[edit]
Sharp Rates in Dependent Learning Theory: Avoiding Sample Size Deflation for the Square Loss
Proceedings of the 41st International Conference on Machine Learning, PMLR 235:62779-62802, 2024.
Abstract
In this work, we study statistical learning with dependent data and square loss in a hypothesis class with tail decay in Orlicz space: $\mathscr{F}\subset L_{\Psi_p}$. Our inquiry is motivated by the search for a sharp noise interaction term, or variance proxy, in learning with dependent (e.g. $\beta$-mixing) data. Typical non-asymptotic results exhibit variance proxies that are deflated multiplicatively in the mixing time of the underlying covariates process.
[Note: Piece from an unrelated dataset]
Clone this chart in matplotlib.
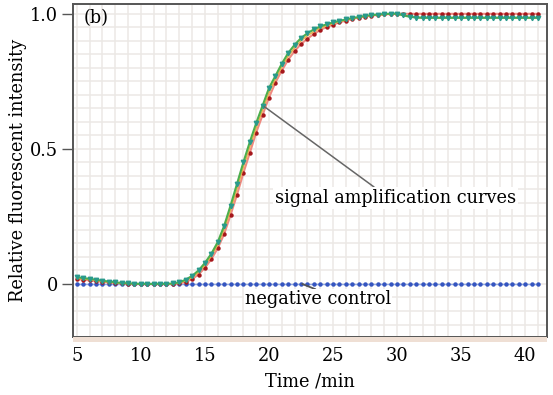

We show that whenever the topologies of $L^2$ and $\Psi_p$ are comparable on our hypothesis class $\mathscr{F}$, the empirical risk minimizer achieves a rate that only depends on the complexity of the class and second order statistics in its leading term. We refer to this as a near mixing-free rate, since direct dependence on mixing is relegated to an additive higher order term. Our approach, reliant on mixed tail generic chaining, allows us to obtain sharp, instance-optimal rates. Examples that satisfy our framework include for instance sub-Gaussian linear regression and bounded smoothness classes.